Regia di Ascanio Celestini vedi scheda film
"Pensa che stai al bar […] pensa che il mio film non è un film, ma una storia che senti al bar. E soprattutto ricordati che questa storia la racconta un ubriaco". Queste parole, che potrebbero essere scambiate per note di regia, sono in realtà la presentazione sghemba che giusto uno spirito libero come Ascanio Celestini avrebbe potuto usare per promuovere il suo terzo film - il secondo di finzione - sui social network.
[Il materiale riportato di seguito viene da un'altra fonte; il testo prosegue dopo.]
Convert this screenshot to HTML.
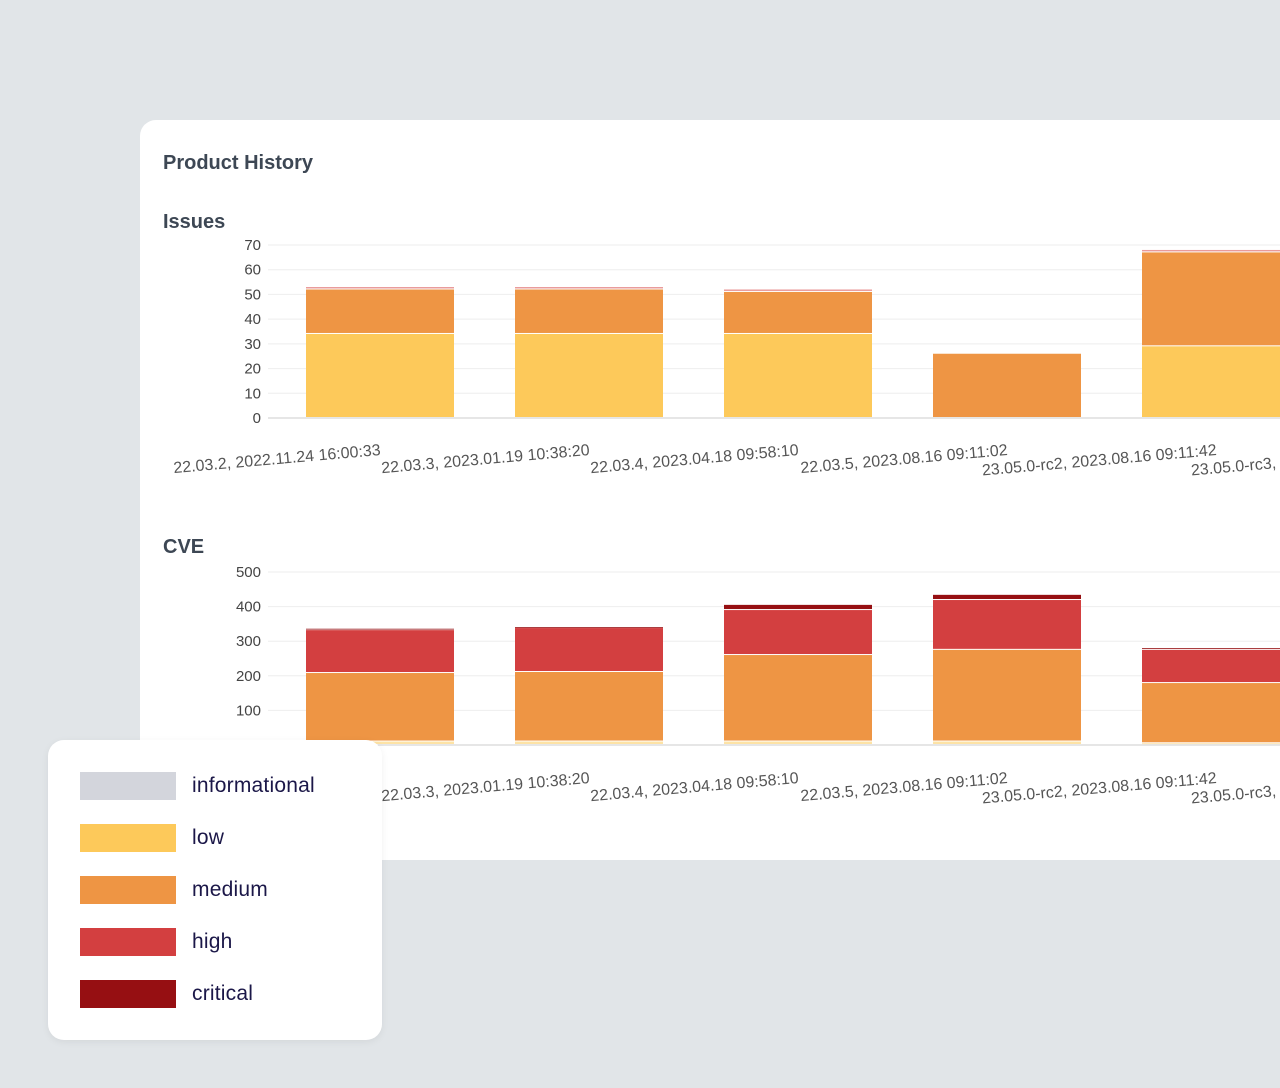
<!DOCTYPE html>
<html><head><meta charset="utf-8">
<style>
html,body{margin:0;padding:0;width:1280px;height:1088px;overflow:hidden;background:#e1e5e8;font-family:"Liberation Sans",sans-serif;}
svg{position:absolute;left:0;top:0}
.legend{position:absolute;left:48px;top:740px;width:334px;height:300px;background:#fff;border-radius:16px;box-shadow:0 2px 8px rgba(0,0,0,0.06)}
.li{position:absolute;left:32px;height:28px;display:flex;align-items:center}
.sw{width:96px;height:28px;margin-right:16px}
.lt{font-size:21px;color:#1b1748;letter-spacing:0.2px}
</style></head><body>
<svg id="chart" width="1280" height="1088">
  <rect x="140" y="120" width="1160" height="740" rx="16" fill="#fff"/>
  <text x="163" y="169" font-size="20" font-weight="bold" fill="#3d4754">Product History</text>
  <text x="163" y="228" font-size="20" font-weight="bold" fill="#3d4754">Issues</text>
  <text x="163" y="553" font-size="20" font-weight="bold" fill="#3d4754">CVE</text>
  <g id="issues"></g>
  <g id="cve"></g>
</svg>
<div class="legend">
  <div class="li" style="top:32px"><div class="sw" style="background:#d3d5dc"></div><span class="lt">informational</span></div>
  <div class="li" style="top:84px"><div class="sw" style="background:#fdc95a"></div><span class="lt">low</span></div>
  <div class="li" style="top:136px"><div class="sw" style="background:#ee9544"></div><span class="lt">medium</span></div>
  <div class="li" style="top:188px"><div class="sw" style="background:#d33f40"></div><span class="lt">high</span></div>
  <div class="li" style="top:240px"><div class="sw" style="background:#960f12"></div><span class="lt">critical</span></div>
</div>
<script>
const categories = ["22.03.2, 2022.11.24 16:00:33","22.03.3, 2023.01.19 10:38:20","22.03.4, 2023.04.18 09:58:10","22.03.5, 2023.08.16 09:11:02","23.05.0-rc2, 2023.08.16 09:11:42","23.05.0-rc3, 2023.08.17 10:02:11"];
const issuesLow = [34,34,34,0,29,29];
const issuesMedium = [18,18,17,26,38,38];
const issuesHigh = [1,1,1,0,1,1];
const issuesTicks = [0,10,20,30,40,50,60,70];
const cveInfo = [0,0,0,0,0,0];
const cveLow = [10,10,10,10,5,5];
const cveMedium = [198,201,250,265,174,174];
const cveHigh = [124,127,130,144,96,96];
const cveCritical = [4,3,15,15,5,5];
const cveTicks = [0,100,200,300,400,500];
const colors = {info:"#d3d5dc",low:"#fdc95a",medium:"#ee9544",high:"#d33f40",critical:"#960f12"};
const NS="http://www.w3.org/2000/svg";
function mk(tag,attrs,parent){const e=document.createElementNS(NS,tag);for(const k in attrs)e.setAttribute(k,attrs[k]);parent.appendChild(e);return e;}
function draw(gid,ticks,maxV,y0,y1,series,labelY){
  const g=document.getElementById(gid);
  const yS=v=>y0-(v/maxV)*(y0-y1);
  const xS=i=>306+i*209;
  ticks.forEach(t=>{
    const ln=mk('line',{x1:268,x2:1280,y1:yS(t),y2:yS(t),stroke:t===0?'#ccc':'#eeeeee','stroke-width':1},g);
    
    
    const tx=mk('text',{x:261,y:yS(t)+5,'text-anchor':'end','font-size':15,fill:'#444'},g);
    tx.textContent=t;
    
    
  });
  categories.forEach((c,i)=>{
    let acc=0;
    series.forEach(s=>{
      const v=s.vals[i]; if(!v) return;
      const yt=yS(acc+v), yb=yS(acc);
      const r=mk('rect',{x:xS(i),y:yt,width:148,height:Math.max(yb-yt-1,0.8),fill:s.color},g);
      
      
      acc+=v;
    });
    const cx=xS(i)+75;
    const tx=mk('text',{x:cx,y:labelY,'text-anchor':'end','font-size':16,fill:'#555',transform:'rotate(-5 '+cx+' '+labelY+')'},g);
    tx.textContent=c;
    
    
  });
}
draw('issues',issuesTicks,70,418,245,[
  {name:'low',vals:issuesLow,color:colors.low},
  {name:'medium',vals:issuesMedium,color:colors.medium},
  {name:'high',vals:issuesHigh,color:'#e99a9a'}],455);
draw('cve',cveTicks,500,745,572,[
  {name:'informational',vals:cveInfo,color:colors.info},
  {name:'low',vals:cveLow,color:'#fde3a6'},
  {name:'medium',vals:cveMedium,color:colors.medium},
  {name:'high',vals:cveHigh,color:colors.high},
  {name:'critical',vals:cveCritical,color:colors.critical}],783);
</script>
</body></html>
Dopo avere cantato le nuove forme di schiavitù (i lavoratori dei call center di Parole sante) e la follia (La pecora nera), il poliedrico performer romano rivolge ancora una volta il suo sguardo agli ultimi, ai poveracci, ai diseredati, agli sfruttati, alla vita nelle periferie. Lo spunto narrativo è un puro pretesto: Nicola (lo stesso Celestini), artistoide costantemente attaccato alla bottiglia che si esibisce in spettacoli per bambini e gira con un ragazzino sulla quindicina al seguito (De Miranda), investe e uccide senza alcuna colpa un truffatore, padre di Sasà (Striano), un uomo che sta peggio di Nicola. Spinto dal suo cuore d'oro, Nicola si offre di aiutare Sasà, passando dalla piccole truffe a operazioni assai più pericolose che costeranno a Sasà il pestaggio in Questura.
Girato con l'occhio riconoscibilissimo di Luca Bigazzi nella periferia sud della capitale, su quella rotta della Tuscolana che dal Quadraro arriva fino a Cinecittà, Viva la sposa calca sul registro del grottesco con un racconto destrutturato e straniato, condito con una grazia leggera e uno sguardo benevolo ai suoi accattoni. Un piccolo film un po' sgangherato ma dal grande coraggio: non solo quello di dare voce ancora una volta agli ultimi, ma anche quello di raccontare senza troppi fronzoli la tragedia di Giuseppe Uva (pestato a morte in Questura e finito come Federico Aldrovandi e Stafano Cucchi), scelta che è costata al regista l'ostracismo da parte degli acefali sindacati di Polizia (sai che perdita…).